╭─ Provided material

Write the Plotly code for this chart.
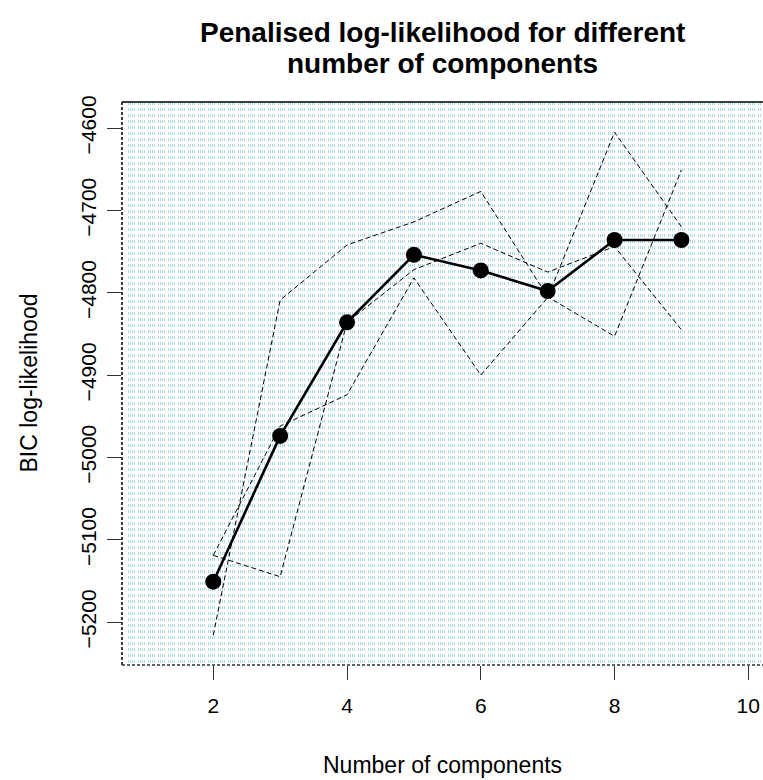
import plotly.graph_objects as go

# Number of mixture components tried
components = [2, 3, 4, 5, 6, 7, 8, 9]

# Best (penalised) BIC log-likelihood per number of components
best_bic = [-5151, -4974, -4836, -4754, -4773, -4798, -4736, -4736]

# Individual restarts
run_a = [-5216, -4809, -4742, -4714, -4677, -4805, -4853, -4651]
run_b = [-5119, -5145, -4836, -4772, -4740, -4775, -4744, -4845]
run_c = [-5119, -4962, -4924, -4782, -4900, -4806, -4605, -4720]

x_ticks = [2, 4, 6, 8, 10]
y_ticks = [-5200, -5100, -5000, -4900, -4800, -4700, -4600]

X_RANGE = [0.635, 10.22]
Y_RANGE = [-5252.2, -4568.4]

W, H = 763, 780
M_L, M_R, M_T, M_B = 122, 0, 102, 115
FONT = "Liberation Sans, Arial, sans-serif"

# Dense light-blue dotted hatching in the plotting region
px_per_unit = (W - M_L - M_R) / (X_RANGE[1] - X_RANGE[0])
hatch = []
start = 6.0
while start < W - M_L:
    for off in (0, 2, 4, 6):
        p = start + off
        if p < W - M_L:
            hatch.append(X_RANGE[0] + p / px_per_unit)
    start += 10.0

fig = go.Figure()

for run in (run_a, run_b, run_c):
    fig.add_trace(go.Scatter(
        x=components, y=run, mode="lines",
        line=dict(color="black", width=1, dash="5px,3px"),
        hoverinfo="skip", showlegend=False,
    ))

fig.add_trace(go.Scatter(
    x=components, y=best_bic, mode="lines+markers",
    line=dict(color="black", width=2.6),
    marker=dict(color="black", size=16),
    showlegend=False,
))

fig.update_layout(
    width=W, height=H,
    margin=dict(l=M_L, r=M_R, t=M_T, b=M_B),
    paper_bgcolor="white", plot_bgcolor="white",
    font=dict(family=FONT, color="black", size=21),
    showlegend=False,
)

fig.update_xaxes(
    range=X_RANGE, tickmode="array", tickvals=x_ticks,
    showgrid=False, zeroline=False, showline=False,
    ticks="outside", ticklen=14, tickwidth=1, tickcolor="#333",
    tickfont=dict(family=FONT, size=21), ticklabelstandoff=8,
    minor=dict(tickmode="array", tickvals=hatch, showgrid=True,
               gridcolor="#ADD8E6", gridwidth=1, griddash="dot"),
)
fig.update_yaxes(
    range=Y_RANGE, tickmode="array", tickvals=y_ticks,
    showgrid=False, zeroline=False, showline=False,
    ticks="outside", ticklen=14, tickwidth=1, tickcolor="#333",
    tickangle=-90, tickfont=dict(family=FONT, size=21), ticklabelstandoff=3,
)

# Plot frame: solid top edge, dashed left and bottom edges
fig.add_shape(type="line", xref="x domain", yref="y domain",
              x0=0, x1=1, y0=1, y1=1, line=dict(color="black", width=1.5))
fig.add_shape(type="line", xref="x domain", yref="y domain",
              x0=0, x1=0, y0=0, y1=1, line=dict(color="black", width=1.5, dash="3px,2px"))
fig.add_shape(type="line", xref="x domain", yref="y domain",
              x0=0, x1=1, y0=0, y1=0, line=dict(color="#333", width=1.5, dash="3px,2px"))

# Title (two lines) and axis titles
fig.add_annotation(text="<b>Penalised log-likelihood for different</b>",
                   xref="paper", yref="paper", x=0.5, y=1, yshift=M_T - 32,
                   xanchor="center", yanchor="middle", showarrow=False,
                   font=dict(family=FONT, size=28, color="black"))
fig.add_annotation(text="<b>number of components</b>",
                   xref="paper", yref="paper", x=0.5, y=1, yshift=M_T - 63,
                   xanchor="center", yanchor="middle", showarrow=False,
                   font=dict(family=FONT, size=28, color="black"))
fig.add_annotation(text="Number of components",
                   xref="paper", yref="paper", x=0.5, y=0, yshift=-(765 - (H - M_B)),
                   xanchor="center", yanchor="middle", showarrow=False,
                   font=dict(family=FONT, size=23, color="black"))
fig.add_annotation(text="BIC log-likelihood", textangle=-90,
                   xref="paper", yref="paper", x=0, y=0.5, xshift=-(M_L - 28),
                   xanchor="center", yanchor="middle", showarrow=False,
                   font=dict(family=FONT, size=23, color="black"))

fig.write_html("out.html")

╰─

### Task details:
Repeat the data in full and exactly. Omit pictures.

### Finished answer:
Write the Plotly code for this chart.
import plotly.graph_objects as go

# Number of mixture components tried
components = [2, 3, 4, 5, 6, 7, 8, 9]

# Best (penalised) BIC log-likelihood per number of components
best_bic = [-5151, -4974, -4836, -4754, -4773, -4798, -4736, -4736]

# Individual restarts
run_a = [-5216, -4809, -4742, -4714, -4677, -4805, -4853, -4651]
run_b = [-5119, -5145, -4836, -4772, -4740, -4775, -4744, -4845]
run_c = [-5119, -4962, -4924, -4782, -4900, -4806, -4605, -4720]

x_ticks = [2, 4, 6, 8, 10]
y_ticks = [-5200, -5100, -5000, -4900, -4800, -4700, -4600]

X_RANGE = [0.635, 10.22]
Y_RANGE = [-5252.2, -4568.4]

W, H = 763, 780
M_L, M_R, M_T, M_B = 122, 0, 102, 115
FONT = "Liberation Sans, Arial, sans-serif"

# Dense light-blue dotted hatching in the plotting region
px_per_unit = (W - M_L - M_R) / (X_RANGE[1] - X_RANGE[0])
hatch = []
start = 6.0
while start < W - M_L:
    for off in (0, 2, 4, 6):
        p = start + off
        if p < W - M_L:
            hatch.append(X_RANGE[0] + p / px_per_unit)
    start += 10.0

fig = go.Figure()

for run in (run_a, run_b, run_c):
    fig.add_trace(go.Scatter(
        x=components, y=run, mode="lines",
        line=dict(color="black", width=1, dash="5px,3px"),
        hoverinfo="skip", showlegend=False,
    ))

fig.add_trace(go.Scatter(
    x=components, y=best_bic, mode="lines+markers",
    line=dict(color="black", width=2.6),
    marker=dict(color="black", size=16),
    showlegend=False,
))

fig.update_layout(
    width=W, height=H,
    margin=dict(l=M_L, r=M_R, t=M_T, b=M_B),
    paper_bgcolor="white", plot_bgcolor="white",
    font=dict(family=FONT, color="black", size=21),
    showlegend=False,
)

fig.update_xaxes(
    range=X_RANGE, tickmode="array", tickvals=x_ticks,
    showgrid=False, zeroline=False, showline=False,
    ticks="outside", ticklen=14, tickwidth=1, tickcolor="#333",
    tickfont=dict(family=FONT, size=21), ticklabelstandoff=8,
    minor=dict(tickmode="array", tickvals=hatch, showgrid=True,
               gridcolor="#ADD8E6", gridwidth=1, griddash="dot"),
)
fig.update_yaxes(
    range=Y_RANGE, tickmode="array", tickvals=y_ticks,
    showgrid=False, zeroline=False, showline=False,
    ticks="outside", ticklen=14, tickwidth=1, tickcolor="#333",
    tickangle=-90, tickfont=dict(family=FONT, size=21), ticklabelstandoff=3,
)

# Plot frame: solid top edge, dashed left and bottom edges
fig.add_shape(type="line", xref="x domain", yref="y domain",
              x0=0, x1=1, y0=1, y1=1, line=dict(color="black", width=1.5))
fig.add_shape(type="line", xref="x domain", yref="y domain",
              x0=0, x1=0, y0=0, y1=1, line=dict(color="black", width=1.5, dash="3px,2px"))
fig.add_shape(type="line", xref="x domain", yref="y domain",
              x0=0, x1=1, y0=0, y1=0, line=dict(color="#333", width=1.5, dash="3px,2px"))

# Title (two lines) and axis titles
fig.add_annotation(text="<b>Penalised log-likelihood for different</b>",
                   xref="paper", yref="paper", x=0.5, y=1, yshift=M_T - 32,
                   xanchor="center", yanchor="middle", showarrow=False,
                   font=dict(family=FONT, size=28, color="black"))
fig.add_annotation(text="<b>number of components</b>",
                   xref="paper", yref="paper", x=0.5, y=1, yshift=M_T - 63,
                   xanchor="center", yanchor="middle", showarrow=False,
                   font=dict(family=FONT, size=28, color="black"))
fig.add_annotation(text="Number of components",
                   xref="paper", yref="paper", x=0.5, y=0, yshift=-(765 - (H - M_B)),
                   xanchor="center", yanchor="middle", showarrow=False,
                   font=dict(family=FONT, size=23, color="black"))
fig.add_annotation(text="BIC log-likelihood", textangle=-90,
                   xref="paper", yref="paper", x=0, y=0.5, xshift=-(M_L - 28),
                   xanchor="center", yanchor="middle", showarrow=False,
                   font=dict(family=FONT, size=23, color="black"))

fig.write_html("out.html")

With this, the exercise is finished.